The so-called friend had mentioned that she had ridden horses since she was in onesies almost and had never had an accident. I never should have told her about the Arabian that bucked me off on the rails-to-trails equestrian trail. Or the Tennessee Walking horse that bucked me off in the practice arena. Both of those incidents resulted only in a hematoma or two, but I guess they still qualify as accidents.

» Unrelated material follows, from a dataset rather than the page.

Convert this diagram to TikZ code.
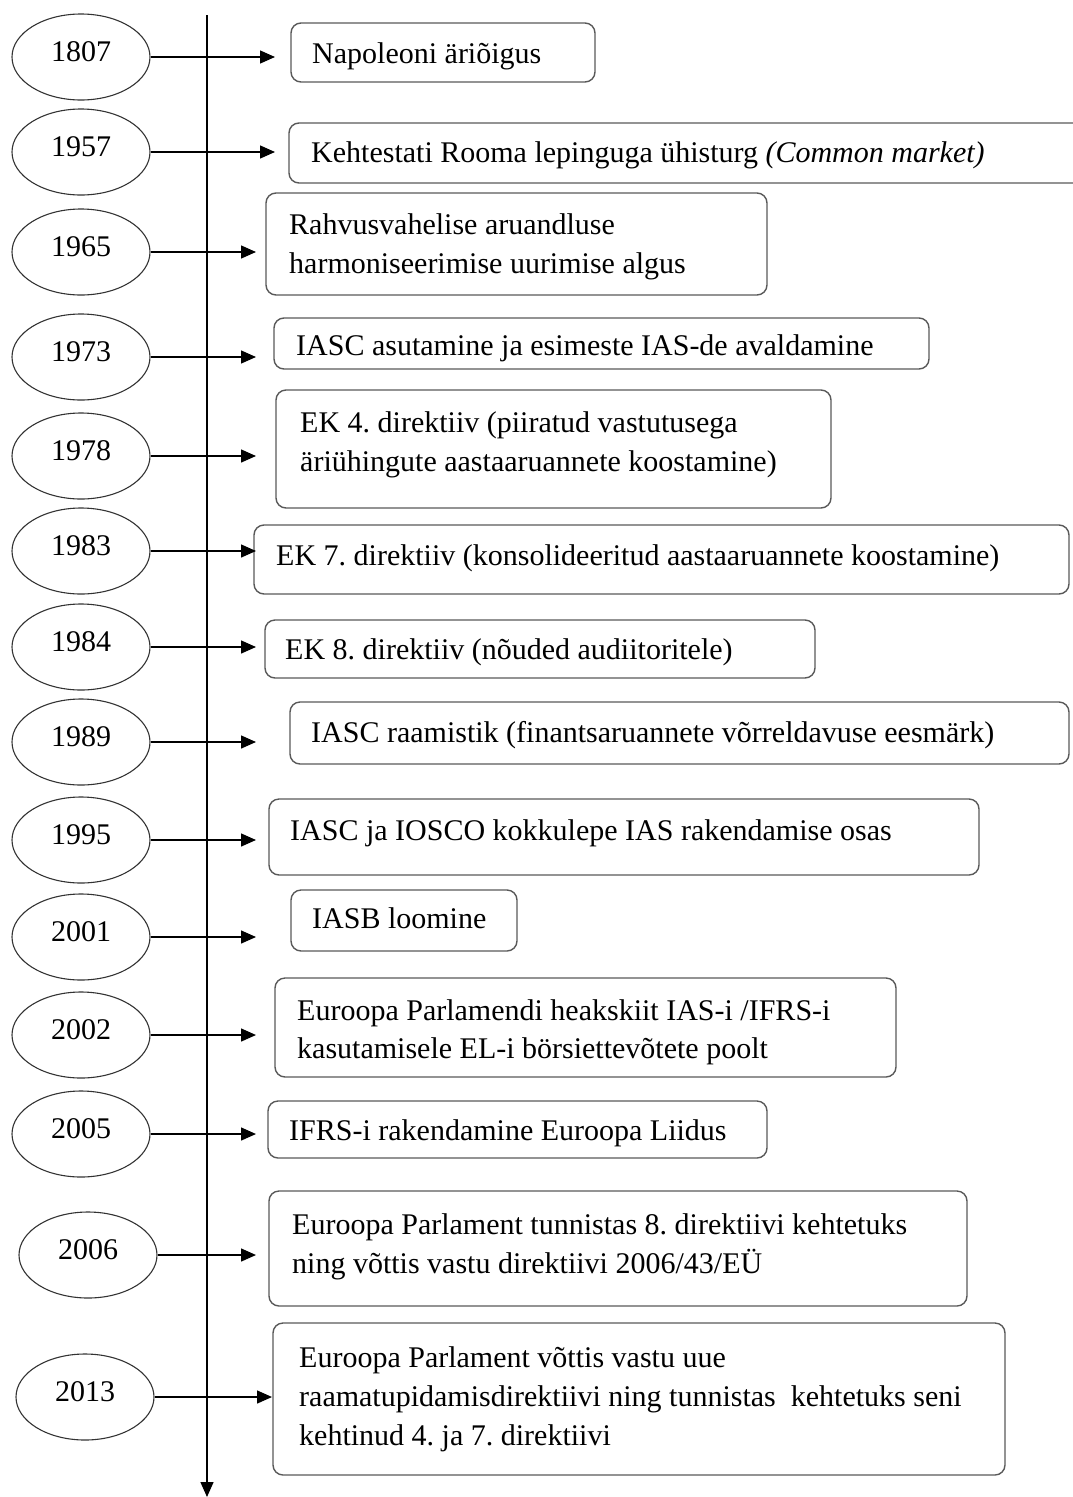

Then there was the time the skittish rescue horse knocked me down and stepped on my arm, convincing both me and the ER physician the arm was broken, until an X-ray showed it wasn’t. Contusions and bone bruise. A few years before that my right foot was forever prevented from wearing high heels when a runaway mare slipped in the mud and went down with me under her, breaking the stirrup and doing some undiagnosed thing to the joint under the big toe and causing an immediate bunion-like protrusion. The hoof-shaped bluish discoloration at the base of the other toes was from a very large horse planting his foot on mine a few months before that.

Then there was the car accident that left me with a chipped pelvis and a temperamental SI joint that still doesn’t like certain movements, a bike accident or two . . .  .

Hmmmmm.  Maybe I am accident prone.  And now I am depressed on top of that.  I think I will get that wine after all — and make a phone call to a very dear friend of mine.